··· Supplied data ···
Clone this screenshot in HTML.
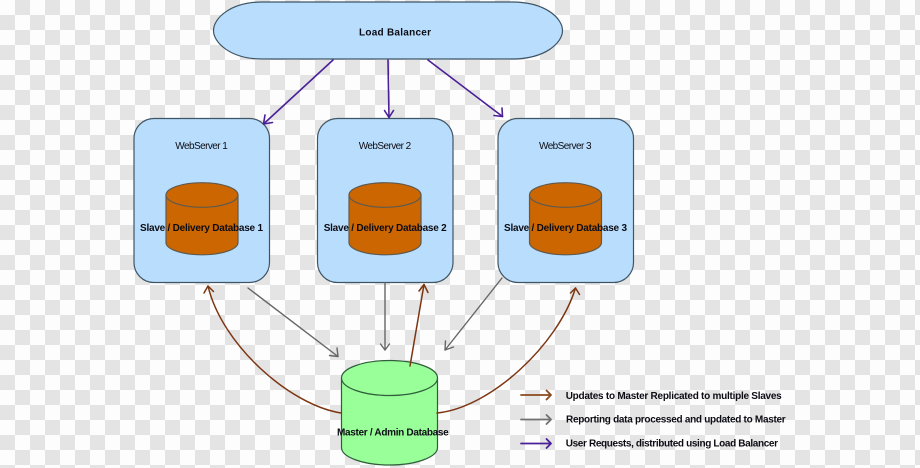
<!DOCTYPE html>
<html><head><meta charset="utf-8"><style>
html,body{margin:0;padding:0;width:920px;height:468px;overflow:hidden}
html{background:#fdfdfd}
body{background:repeating-conic-gradient(#e4e4e4 0 25%,#fdfdfd 0 50%) 0 0/30px 30px}
svg{display:block}
text{font-family:"Liberation Sans",sans-serif;fill:#0c0c14}
.b{font-weight:bold;font-size:10px}
.r{font-size:10px}
.a{fill:none;stroke-linecap:round;stroke-linejoin:round}
.p{stroke:#4a1f99;stroke-width:1.6}
.g{stroke:#666;stroke-width:1.4}
.o{stroke:#7c3512;stroke-width:1.5}
.ws{fill:#b9defd;stroke:#3f5566;stroke-width:1.2}
.cy{fill:#cc6600;stroke:#5e5a50;stroke-width:1.2}
.ma{fill:#99ff99;stroke:#2f5f3a;stroke-width:1.2}
</style></head><body>
<svg width="920" height="468" viewBox="0 0 920 468" xmlns="http://www.w3.org/2000/svg">
<path fill="none" stroke="#e4e4e4" stroke-width="15" stroke-dasharray="15 15" d="M15,7.5H920 M0,22.5H920 M15,37.5H920 M0,52.5H920 M15,67.5H920 M0,82.5H920 M15,97.5H920 M0,112.5H920 M15,127.5H920 M0,142.5H920 M15,157.5H920 M0,172.5H920 M15,187.5H920 M0,202.5H920 M15,217.5H920 M0,232.5H920 M15,247.5H920 M0,262.5H920 M15,277.5H920 M0,292.5H920 M15,307.5H920 M0,322.5H920 M15,337.5H920 M0,352.5H920 M15,367.5H920 M0,382.5H920 M15,397.5H920 M0,412.5H920 M15,427.5H920 M0,442.5H920 M15,457.5H920"/>

<path class="ws" d="M262,2 L512,2 C545,2 562.5,18 562.5,30.5 C562.5,43 545,59 512,59 L262,59 C231,59 213.5,43 213.5,30.5 C213.5,18 231,2 262,2 Z"/>
<text class="b" x="359" y="35.5" textLength="72">Load Balancer</text>

<rect class="ws" x="134" y="118.5" width="135.5" height="164" rx="20" ry="20"/>
<rect class="ws" x="317.5" y="118.5" width="135.5" height="164" rx="20" ry="20"/>
<rect class="ws" x="498" y="118.5" width="135.5" height="164" rx="20" ry="20"/>

<text class="r" x="175.3" y="149" textLength="52.5">WebServer 1</text>
<text class="r" x="358.7" y="149" textLength="52.5">WebServer 2</text>
<text class="r" x="539" y="149" textLength="52.5">WebServer 3</text>

<g id="cyls">
<path class="cy" d="M166,195 A36,12.3 0 0 1 238,195 L238,242.5 A36,12.3 0 0 1 166,242.5 Z"/>
<path class="cy" d="M166,195 A36,12.3 0 0 0 238,195"/>
<path class="cy" d="M349,195 A36,12.3 0 0 1 421,195 L421,242.5 A36,12.3 0 0 1 349,242.5 Z"/>
<path class="cy" d="M349,195 A36,12.3 0 0 0 421,195"/>
<path class="cy" d="M529.5,195 A36,12.3 0 0 1 601.5,195 L601.5,242.5 A36,12.3 0 0 1 529.5,242.5 Z"/>
<path class="cy" d="M529.5,195 A36,12.3 0 0 0 601.5,195"/>
</g>

<text class="b" x="140" y="231" textLength="123">Slave / Delivery Database 1</text>
<text class="b" x="323.7" y="231" textLength="123">Slave / Delivery Database 2</text>
<text class="b" x="504" y="231" textLength="123">Slave / Delivery Database 3</text>

<path class="ma" d="M341.5,378 A48,17.5 0 0 1 437.5,378 L437.5,447.5 A48,17.5 0 0 1 341.5,447.5 Z"/>
<path class="ma" d="M341.5,378 A48,17.5 0 0 0 437.5,378"/>
<text class="b" x="337" y="435.7" textLength="111.7">Master / Admin Database</text>

<!-- purple arrows -->
<g class="a p">
<path d="M333,60 L263.5,124"/><path d="M265,115 L263.5,124 L272.5,122.5"/>
<path d="M388,60 L389,117.5"/><path d="M384.5,110.5 L389,117.5 L393.5,110.5"/>
<path d="M428,60 L502.5,116.5"/><path d="M502,108 L502.5,116.5 L494,115.5"/>
</g>
<!-- grey arrows -->
<g class="a g">
<path d="M248,288 L338,356.5"/><path d="M337,348 L338,356.5 L329.5,355.5"/>
<path d="M385,283 L385,350"/><path d="M380.5,344 L385,350 L389.5,344"/>
<path d="M502,278 L445,350"/><path d="M445.5,341 L445,350 L453.5,347"/>
</g>
<!-- brown arrows -->
<g class="a o">
<path d="M341,413 C290,405 222,345 208,286"/><path d="M204,293 L208,286 L213.5,291.5"/>
<path d="M437,413 C490,408 558,345 575.5,288"/><path d="M570.5,293 L575.5,288 L579.5,294.5"/>
<path d="M410,366 L424,284.5"/><path d="M419,291 L424,284.5 L428,292.5"/>
</g>

<!-- legend -->
<g class="a" stroke-width="1.8">
<path stroke="#8a4a1c" d="M521,395 L551,395 M546.5,390.5 L551,395 L546.5,399.5"/>
<path stroke="#707070" d="M521,419.5 L551,419.5 M546.5,415 L551,419.5 L546.5,424"/>
<path stroke="#4a1f99" d="M521,443.5 L551,443.5 M546.5,439 L551,443.5 L546.5,448"/>
</g>
<text class="b" x="565.7" y="399" textLength="216">Updates to Master Replicated to multiple Slaves</text>
<text class="b" x="566" y="422.5" textLength="219.7">Reporting data processed and updated to Master</text>
<text class="b" x="565.7" y="446.5" textLength="212.3">User Requests, distributed using Load Balancer</text>
</svg>
</body></html>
···
▸ Stated goal
Pictures are excluded; output everything else in the data verbatim.

▸ Solution to the exercise
Clone this screenshot in HTML.
<!DOCTYPE html>
<html><head><meta charset="utf-8"><style>
html,body{margin:0;padding:0;width:920px;height:468px;overflow:hidden}
html{background:#fdfdfd}
body{background:repeating-conic-gradient(#e4e4e4 0 25%,#fdfdfd 0 50%) 0 0/30px 30px}
svg{display:block}
text{font-family:"Liberation Sans",sans-serif;fill:#0c0c14}
.b{font-weight:bold;font-size:10px}
.r{font-size:10px}
.a{fill:none;stroke-linecap:round;stroke-linejoin:round}
.p{stroke:#4a1f99;stroke-width:1.6}
.g{stroke:#666;stroke-width:1.4}
.o{stroke:#7c3512;stroke-width:1.5}
.ws{fill:#b9defd;stroke:#3f5566;stroke-width:1.2}
.cy{fill:#cc6600;stroke:#5e5a50;stroke-width:1.2}
.ma{fill:#99ff99;stroke:#2f5f3a;stroke-width:1.2}
</style></head><body>
<svg width="920" height="468" viewBox="0 0 920 468" xmlns="http://www.w3.org/2000/svg">
<path fill="none" stroke="#e4e4e4" stroke-width="15" stroke-dasharray="15 15" d="M15,7.5H920 M0,22.5H920 M15,37.5H920 M0,52.5H920 M15,67.5H920 M0,82.5H920 M15,97.5H920 M0,112.5H920 M15,127.5H920 M0,142.5H920 M15,157.5H920 M0,172.5H920 M15,187.5H920 M0,202.5H920 M15,217.5H920 M0,232.5H920 M15,247.5H920 M0,262.5H920 M15,277.5H920 M0,292.5H920 M15,307.5H920 M0,322.5H920 M15,337.5H920 M0,352.5H920 M15,367.5H920 M0,382.5H920 M15,397.5H920 M0,412.5H920 M15,427.5H920 M0,442.5H920 M15,457.5H920"/>

<path class="ws" d="M262,2 L512,2 C545,2 562.5,18 562.5,30.5 C562.5,43 545,59 512,59 L262,59 C231,59 213.5,43 213.5,30.5 C213.5,18 231,2 262,2 Z"/>
<text class="b" x="359" y="35.5" textLength="72">Load Balancer</text>

<rect class="ws" x="134" y="118.5" width="135.5" height="164" rx="20" ry="20"/>
<rect class="ws" x="317.5" y="118.5" width="135.5" height="164" rx="20" ry="20"/>
<rect class="ws" x="498" y="118.5" width="135.5" height="164" rx="20" ry="20"/>

<text class="r" x="175.3" y="149" textLength="52.5">WebServer 1</text>
<text class="r" x="358.7" y="149" textLength="52.5">WebServer 2</text>
<text class="r" x="539" y="149" textLength="52.5">WebServer 3</text>

<g id="cyls">
<path class="cy" d="M166,195 A36,12.3 0 0 1 238,195 L238,242.5 A36,12.3 0 0 1 166,242.5 Z"/>
<path class="cy" d="M166,195 A36,12.3 0 0 0 238,195"/>
<path class="cy" d="M349,195 A36,12.3 0 0 1 421,195 L421,242.5 A36,12.3 0 0 1 349,242.5 Z"/>
<path class="cy" d="M349,195 A36,12.3 0 0 0 421,195"/>
<path class="cy" d="M529.5,195 A36,12.3 0 0 1 601.5,195 L601.5,242.5 A36,12.3 0 0 1 529.5,242.5 Z"/>
<path class="cy" d="M529.5,195 A36,12.3 0 0 0 601.5,195"/>
</g>

<text class="b" x="140" y="231" textLength="123">Slave / Delivery Database 1</text>
<text class="b" x="323.7" y="231" textLength="123">Slave / Delivery Database 2</text>
<text class="b" x="504" y="231" textLength="123">Slave / Delivery Database 3</text>

<path class="ma" d="M341.5,378 A48,17.5 0 0 1 437.5,378 L437.5,447.5 A48,17.5 0 0 1 341.5,447.5 Z"/>
<path class="ma" d="M341.5,378 A48,17.5 0 0 0 437.5,378"/>
<text class="b" x="337" y="435.7" textLength="111.7">Master / Admin Database</text>

<!-- purple arrows -->
<g class="a p">
<path d="M333,60 L263.5,124"/><path d="M265,115 L263.5,124 L272.5,122.5"/>
<path d="M388,60 L389,117.5"/><path d="M384.5,110.5 L389,117.5 L393.5,110.5"/>
<path d="M428,60 L502.5,116.5"/><path d="M502,108 L502.5,116.5 L494,115.5"/>
</g>
<!-- grey arrows -->
<g class="a g">
<path d="M248,288 L338,356.5"/><path d="M337,348 L338,356.5 L329.5,355.5"/>
<path d="M385,283 L385,350"/><path d="M380.5,344 L385,350 L389.5,344"/>
<path d="M502,278 L445,350"/><path d="M445.5,341 L445,350 L453.5,347"/>
</g>
<!-- brown arrows -->
<g class="a o">
<path d="M341,413 C290,405 222,345 208,286"/><path d="M204,293 L208,286 L213.5,291.5"/>
<path d="M437,413 C490,408 558,345 575.5,288"/><path d="M570.5,293 L575.5,288 L579.5,294.5"/>
<path d="M410,366 L424,284.5"/><path d="M419,291 L424,284.5 L428,292.5"/>
</g>

<!-- legend -->
<g class="a" stroke-width="1.8">
<path stroke="#8a4a1c" d="M521,395 L551,395 M546.5,390.5 L551,395 L546.5,399.5"/>
<path stroke="#707070" d="M521,419.5 L551,419.5 M546.5,415 L551,419.5 L546.5,424"/>
<path stroke="#4a1f99" d="M521,443.5 L551,443.5 M546.5,439 L551,443.5 L546.5,448"/>
</g>
<text class="b" x="565.7" y="399" textLength="216">Updates to Master Replicated to multiple Slaves</text>
<text class="b" x="566" y="422.5" textLength="219.7">Reporting data processed and updated to Master</text>
<text class="b" x="565.7" y="446.5" textLength="212.3">User Requests, distributed using Load Balancer</text>
</svg>
</body></html>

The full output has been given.